Israeli Prime Minister Menachem Begin will visit Washington from March 13 to 16 for talks on Middle East peace negotiations, the White House said yesterday.

Begin's intention to confer with President Carter here was announced soon after Egyptian President Anwar Sadat held talks with Carter at Camp David, the presidential retreat in Maryland, earlier this month.

Begin will meet with the president March 14 and 15 "to conduct an extensive review of progress made in the Arab-Israeli negotiations and how to proceed to a comprehensive peace," White House press secretary Jody Powell said.

Powell declined to comment on a decision Sunday by the Israeli Cabinet to continue unchanged its policy of establishing settlements in occupied Arab lands. The Carter administration opposes the settlements as an obstacle to peace and on grounds they violate international law.

"The president and the prime minister may discuss that or any other items that may be a mutual interest," Powell said.

Egypt charged yesterday that Israel's decision to pursue its policy of expanding settlements in occupied Arab lands threatened the shuttle mission of U.S. envoy Alfred Atherton and was an "open challenge" to the American government.

Egyptian Foreign Minister Mohammed Kamel said in Cairo that "Israel is taking a position contrary to the success of therton's mission.
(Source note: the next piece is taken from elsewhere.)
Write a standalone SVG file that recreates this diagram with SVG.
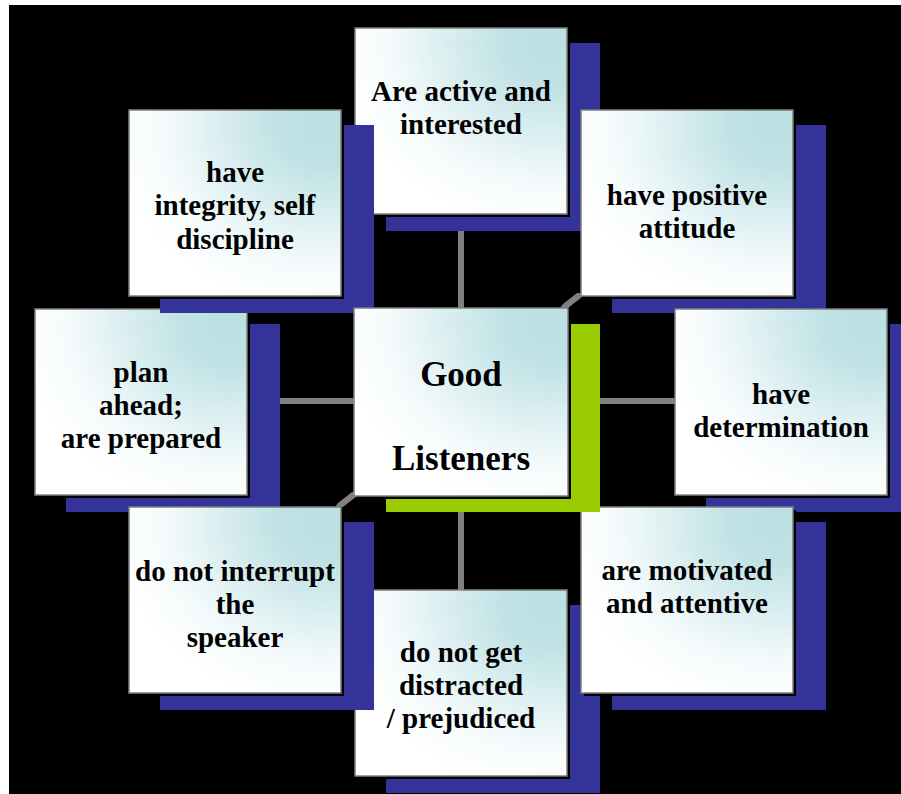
<svg xmlns="http://www.w3.org/2000/svg" width="901" height="794" viewBox="0 0 901 794">
<defs>
<radialGradient id="g" cx="0.92" cy="0.08" r="1" fx="0.92" fy="0.08">
<stop offset="0" stop-color="#bbdfe2"/>
<stop offset="0.22" stop-color="#c0e2e5"/>
<stop offset="0.75" stop-color="#f4fafb"/>
<stop offset="1" stop-color="#ffffff"/>
</radialGradient>
<style>
.sh{fill:#333399}
.gs{fill:#99cc00}
.dk{fill:#000}
.bx{fill:url(#g);stroke:#7f7f7f;stroke-width:1.5}
.t{font-family:'Liberation Serif','Times New Roman',serif;font-weight:bold;font-size:29px;fill:#000;text-anchor:middle}
.tc{font-size:35px}
.c{stroke:#808080;stroke-width:6;fill:none}
</style>
</defs>
<rect x="0" y="0" width="901" height="794" fill="#fff"/>
<rect x="9" y="5" width="892" height="789" fill="#000"/>
<g id="connectors">
<line class="c" x1="461" y1="231" x2="461" y2="309"/>
<line class="c" x1="461" y1="512" x2="461" y2="590"/>
<line class="c" x1="280" y1="401" x2="355" y2="401"/>
<line class="c" x1="600" y1="401" x2="675" y2="401"/>
<polygon fill="#808080" points="563,304 577,293 585,293 582,297 568,308 560,308"/>
<polygon fill="#808080" points="338,503 352,492 360,492 357,496 343,507 335,507"/>
</g>
<g id="n1">
<rect class="sh" x="386" y="43" width="214" height="188"/>
<rect class="dk" x="358" y="31" width="212" height="186"/>
<rect class="bx" x="355" y="28" width="212" height="186"/>
<text class="t" x="461" y="101">Are active and</text>
<text class="t" x="461" y="134">interested</text>
</g>
<g id="n3">
<rect class="sh" x="612" y="125" width="214" height="188"/>
<rect class="dk" x="584" y="113" width="212" height="186"/>
<rect class="bx" x="581" y="110" width="212" height="186"/>
<text class="t" x="687" y="205">have positive</text>
<text class="t" x="687" y="238">attitude</text>
</g>
<g id="n4">
<rect class="sh" x="66" y="324" width="214" height="188"/>
<rect class="dk" x="38" y="312" width="212" height="186"/>
<rect class="bx" x="35" y="309" width="212" height="186"/>
<text class="t" x="141" y="382">plan</text>
<text class="t" x="141" y="415">ahead;</text>
<text class="t" x="141" y="448">are prepared</text>
</g>
<g id="n2">
<rect class="sh" x="160" y="125" width="214" height="188"/>
<rect class="dk" x="132" y="113" width="212" height="186"/>
<rect class="bx" x="129" y="110" width="212" height="186"/>
<text class="t" x="235" y="182">have</text>
<text class="t" x="235" y="215">integrity, self</text>
<text class="t" x="235" y="249">discipline</text>
</g>
<g id="n5">
<rect class="sh" x="706" y="324" width="214" height="188"/>
<rect class="dk" x="678" y="312" width="212" height="186"/>
<rect class="bx" x="675" y="309" width="212" height="186"/>
<text class="t" x="781" y="404">have</text>
<text class="t" x="781" y="437">determination</text>
</g>
<g id="n6">
<rect class="sh" x="386" y="605" width="214" height="188"/>
<rect class="dk" x="358" y="593" width="212" height="186"/>
<rect class="bx" x="355" y="590" width="212" height="186"/>
<text class="t" x="461" y="662">do not get</text>
<text class="t" x="461" y="695">distracted</text>
<text class="t" x="461" y="728">/ prejudiced</text>
</g>
<g id="n8">
<rect class="sh" x="612" y="522" width="214" height="188"/>
<rect class="dk" x="584" y="510" width="212" height="186"/>
<rect class="bx" x="581" y="507" width="212" height="186"/>
<text class="t" x="687" y="580">are motivated</text>
<text class="t" x="687" y="613">and attentive</text>
</g>
<g id="n7">
<rect class="sh" x="160" y="522" width="214" height="188"/>
<rect class="dk" x="132" y="510" width="212" height="186"/>
<rect class="bx" x="129" y="507" width="212" height="186"/>
<text class="t" x="235" y="581">do not interrupt</text>
<text class="t" x="235" y="614">the</text>
<text class="t" x="235" y="647">speaker</text>
</g>
<g id="center">
<rect class="gs" x="386" y="324" width="214" height="188"/>
<rect class="dk" x="357" y="311" width="214" height="188"/>
<rect class="bx" x="354" y="308" width="214" height="188"/>
<text class="t tc" x="461" y="386">Good</text>
<text class="t tc" x="461" y="470">Listeners</text>
</g>
</svg>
The seriousness of this timing is that it comes at the height of his effort."

Israel's decision, according to an Israeli Cabinet spokesman, meant that existing settlements in Egypt's occupied Sinai Peninsula will be strengthened and civilians will move into three military camps on the West Bank of the Jordan by the end of March.

Despite the Israeli move, Kamel said, "We shall continue to cooperate with Artherton and any other effort seeking to bring peace closer."

Artherton met with Begin in Jerusalem yesterday and said later that Israel presented concrete proposals for a declaration of principles governing a peace accord, which he would present today to Sadat.

Atherton told reporters after a two hour meeting with Begin and Foreign Minister Moshe Dayan that neither Israel nor Egypt rejected the proposals of the other side.

He said, however, there was still a gap between the positions of the two sides but refused to say whether progress had been made in the talks.

Syrian leaders have refused to meet with Artherton on his current shuttle, the state-controlled Syrian press said yesterday.

"Artherton has expressed his wish to visit Syria on his current Middle East tour and Syria has excused herself from receiving him," the daily Tishrin said. Other Damascus newspapers carried similar stories.

The action came as Syria prepared to send a military delegation to Moscow to discuss details of increased Soviet military aid, agreed on during President Hafez Assad's visit to the Soviet capital last week.

"Syria has nothing to say (to Atherton)," Tishrin said. "What it has to say is known to the United States and there is nor way it will be retracted or modified."